The solution is what the Scheme community calls dynamic-wind – a construct that traps continuations and forces entrance and exit handlers to run before the jump is made. After control flow exits a dynamic-wind (via normal returning or a continuation), the exit handler runs. Before control flow enters, the entrance handler runs. These two handlers can be used to open and close the managed resource, preventing invalid read states.

And to implement them, PICKLE is going to need a new kind of bytecode instruction. A dynamic-wind block will leave “cookies” on the instruction stack, in the form of enter- and exit-type instructions, that are picked up by continuations when they are invoked. All exit handlers that the continuation would displace are run in the appropriate order, and then all of the entrance handlers are run in the appropriate order, and then the continuation’s control is resumed. Problem solved.

No bytes here

After I came up with this idea for continuations, the next thing I immediately thought of was how could I use it? The insane power of first-class continuations allows a lot of things to be done – my initial idea was to use this in a robot, and when the robot “goes to sleep,” it could capture a continuation which saves the entire program state, and then serialize the continuation to permanent memory. Then the robot could safely shut down completely, and when it wakes up it just resumes the continuation it saved, and the program continues on as though nothing ever happened.

After thinking of that, I got another idea: the continuation could be serialized and then sent to another computer and resumed on that computer. Wouldn’t that be cool? Something like this could probably be used to make a multiplayer turn-based game, where you take your turn, then freeze the game’s program and send the program state to your opponent. They unfreeze the game on their machine, play their turn, and send the updated state back to you. They don’t even need to have downloaded their own copy of the game, because the entire game state will contain the game’s code with it.1

Serializing the continuation would be an important part of implementing this. I explored a couple of different methods to serialize state like this, and the hard part to serialize was the C function pointers. The internal representation of core C++ functions includes the address of the function pointer so it can call the function – but I can’t guarantee that the address will be the same on every system. If the address was sent as-is, the receiving machine would assume it’s still a valid function pointer, and then try to call it, but the function pointer may not point to anything useful, and would probably cause a segmentation fault.

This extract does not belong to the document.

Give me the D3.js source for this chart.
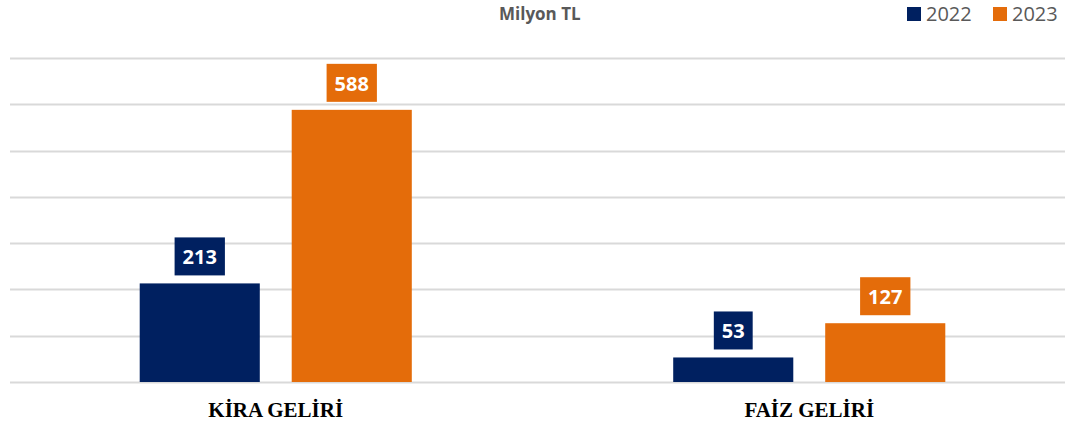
<!DOCTYPE html>
<html>
<head>
<meta charset="utf-8">
<script src="https://cdn.jsdelivr.net/npm/d3@7"></script>
<style>
  body { margin: 0; background: #fff; }
  svg { display: block; }
</style>
</head>
<body>
<div id="chart"></div>
<script>
const categories = ["KİRA GELİRİ", "FAİZ GELİRİ"];
const years = ["2022", "2023"];
const values2022 = [213, 53];
const values2023 = [588, 127];
const yTicks = [0, 100, 200, 300, 400, 500, 600, 700];
const unitLabel = "Milyon TL";

document.addEventListener('DOMContentLoaded', function () {
  const w = 1065;
  const h = 426;
  const colors = { "2022": "#002060", "2023": "#E46C0A" };

  const rows = categories.map((c, i) => ({
    cat: c,
    vals: [{ year: "2022", v: values2022[i] }, { year: "2023", v: values2023[i] }]
  }));

  const xScale = d3.scaleBand()
    .domain(categories)
    .range([9, 1076])
    .paddingInner(0.49)
    .paddingOuter(0.245);
  const x1 = d3.scaleBand()
    .domain(years)
    .range([0, xScale.bandwidth()])
    .paddingInner(0.21);
  const yScale = d3.scaleLinear()
    .domain([0, 700])
    .range([382, 58]);

  const svg = d3.select("#chart")
    .append("svg")
    .attr("width", w)
    .attr("height", h);

  // gridlines
  svg.append("g")
    .selectAll("line")
    .data(yTicks)
    .enter()
    .append("line")
    .attr("x1", 10)
    .attr("x2", w)
    .attr("y1", d => Math.round(yScale(d)) + 0.5)
    .attr("y2", d => Math.round(yScale(d)) + 0.5)
    .attr("stroke", "#D9D9D9")
    .attr("stroke-width", 2);

  const groups = svg.selectAll(".grp")
    .data(rows)
    .enter()
    .append("g")
    .attr("class", "grp")
    .attr("transform", d => "translate(" + xScale(d.cat) + ",0)");

  groups.selectAll("rect.bar")
    .data(d => d.vals)
    .enter()
    .append("rect")
    .attr("class", "bar")
    .attr("x", d => x1(d.year))
    .attr("y", d => yScale(d.v))
    .attr("width", x1.bandwidth())
    .attr("height", d => yScale(0) - yScale(d.v))
    .attr("fill", d => colors[d.year]);

  // value labels in coloured boxes
  const lbl = groups.selectAll("g.lbl")
    .data(d => d.vals)
    .enter()
    .append("g")
    .attr("class", "lbl");

  lbl.append("rect")
    .attr("fill", d => colors[d.year]);
  lbl.append("text")
    .attr("x", d => x1(d.year) + x1.bandwidth() / 2)
    .attr("y", d => yScale(d.v) - 19)
    .attr("text-anchor", "middle")
    .attr("font-family", "'Open Sans', sans-serif")
    .attr("font-weight", "bold")
    .attr("font-size", "20px")
    .attr("fill", "#fff")
    .text(d => d.v);
  lbl.each(function (d) {
    const g = d3.select(this);
    const bb = g.select("text").node().getBBox();
    const bw = bb.width + 16;
    const cx = x1(d.year) + x1.bandwidth() / 2;
    g.select("rect")
      .attr("x", cx - bw / 2)
      .attr("y", yScale(d.v) - 46)
      .attr("width", bw)
      .attr("height", 38);
  });

  // category labels
  svg.append("g")
    .selectAll("text")
    .data(categories)
    .enter()
    .append("text")
    .attr("x", d => xScale(d) + xScale.bandwidth() / 2)
    .attr("y", 417)
    .attr("text-anchor", "middle")
    .attr("font-family", "'Liberation Serif', 'Times New Roman', serif")
    .attr("font-weight", "bold")
    .attr("font-size", "21px")
    .attr("fill", "#000")
    .text(d => d);

  // unit title
  svg.append("text")
    .attr("x", 499)
    .attr("y", 20)
    .attr("font-family", "'Open Sans', sans-serif")
    .attr("font-weight", "bold")
    .attr("font-size", "17px")
    .attr("fill", "#595959")
    .text(unitLabel);

  // legend
  const legX = { "2022": 907, "2023": 993 };
  const leg = svg.selectAll(".leg")
    .data(years)
    .enter()
    .append("g")
    .attr("class", "leg")
    .attr("transform", d => "translate(" + legX[d] + ",7)");
  leg.append("rect")
    .attr("width", 14)
    .attr("height", 14)
    .attr("fill", d => colors[d]);
  leg.append("text")
    .attr("x", 19)
    .attr("y", 14)
    .attr("font-family", "'Open Sans', sans-serif")
    .attr("font-size", "20px")
    .attr("fill", "#595959")
    .text(d => d);
});
</script>
</body>
</html>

So I came up with the idea of “named functions” – simply put, all of the C function instructions that go on the instruction stack, must be named with a symbol. The symbol would be associated with the C function using a hash-map, and then when the program state is serialized the symbol would be saved as the function, bot the function itself.

So it turns out, all of the internal data is just Lisp structures. Maybe I don’t even have to worry about making another garbage collector and using Tinobsy – I could just use uLisp’s and rewrite read() and eval(). Or maybe I do need to rewrite it. I’ll see what happens!


  1. On second thought, this may be of little practical use. For a complicated game with lost of code, it would involve sending large game-state files back and forth.